Manson, Hamilton-born, Marlborough-educated and at 27 coming into his prime, set his sights on the single last year, and is just where he wants to be.
He's had to overcome a niggling rib injury which had him out of the boat for a time before the Lucerne regatta, but it's nothing he can't work around. A decent break will come, but not till after the worlds.
"I've definitely surprised myself," Manson said.
"I sat down at the beginning of it all and said I just want to see how I go at the world cups, make A finals and if I get a medal great, then the aim was to win a medal at the world champs. I've far exceeded anything I though possible already this year.
"I had a stage where I was wondering if I was going fast enough to be competitive. Then we had some racing in the [domestic] winter series and surprised myself. That gave me a lot of confidence."
And here's the clincher: "Now I feel like I'm training to win, whereas initially when I was selected I was training to see how well I could go with no real idea. It's been exciting."
Manson also knows there's history attached to the seat in New Zealand.
Rob Waddell won gold at the Sydney Olympics in 2000, having won the previous two years' world titles; Drysdale pushed on to greater heights with bronze, gold and gold Olympic medals, plus five world championship gold and three silver medals from 2005-15.
"It's an honour to be in the single and be able to do it justice. I feel really privileged to be in that position."
There are whispers Drysdale, who took this year off, is pondering a return in time for the Tokyo Olympics in 2020. He'll have to get past Manson first.
Manson's coach, the hugely experienced Australian Noel Donaldson, has big praise for Manson. He's worked with outstanding rowers, Olympic champions, most recently Eric Murray and Hamish Bond, but before that some of Australia's finest.
On Manson, Donaldson is adamant: "He is the most efficient boat moving rower I've ever coached. When he's right on song, right in the middle of a race, no one can move a boat as efficiently. That why he's done six minutes 30 seconds. Particularly the last five minutes, it was better than any man has done in history."
Waddell was a big, imposing rower; Drysdale's long levers helped him wear down opponents particularly over the second half of races.
Manson lacks a distinctive physical feature like those two, but the whole package works.
"His No1 strength, at race pace when he's really in form, technically he's 11 out of 10," Donaldson said.
When Manson determined single seat racing was his objective, Donaldson sat him down for a chat.
"I challenged him on that when I started. [I said] there's no backup plan to this. We're not thinking if this doesn't go fast you go back to the double."
Manson has been more than up to the challenge.
He could spearhead a strong New Zealand showing in Florida.
At each World Cup, New Zealand won six gold and one silver medal, winning the overall nations points table by a mile.
The year after an Olympics can be time for a break for many of the world's leading rowers.
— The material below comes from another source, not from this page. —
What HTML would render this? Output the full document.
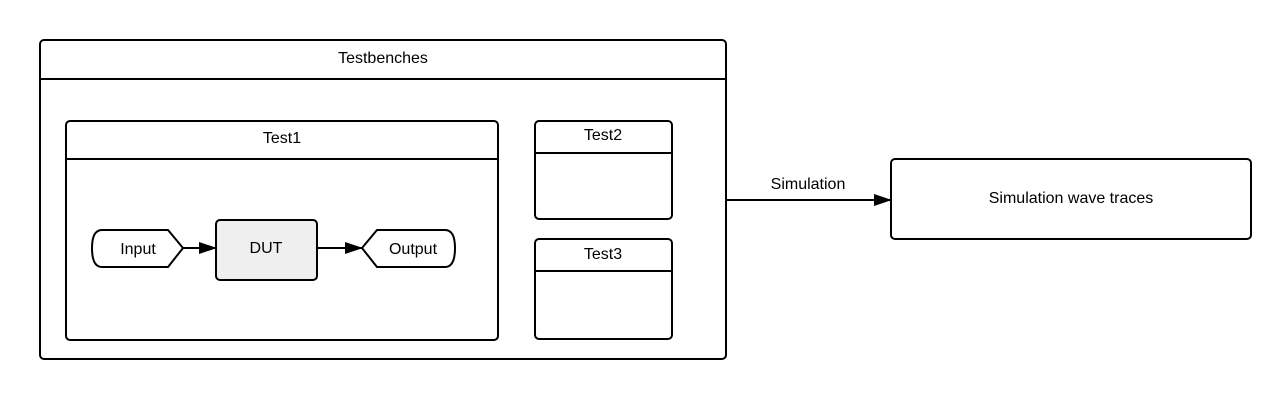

But New Zealand's foot is down. They have Tokyo 2020 in their minds.
As Manson put it: "It's always in the back of my mind. I am taking it one step at a time but I know Tokyo is the plan. I wouldn't have carried on after Rio if I didn't want to go all the way. And I wouldn't have said I want to do the single this year if I didn't want to be doing the single in Tokyo."
Going places
• Robbie Manson has won his two World Cup single sculling regatta titles this season, in Poland and Switzerland, the first in a world-best time.
• He is chasing gold when the world championships start in Florida this weekend.
• New Zealand have crews competing in 13 events, 12 of them in Olympic categories.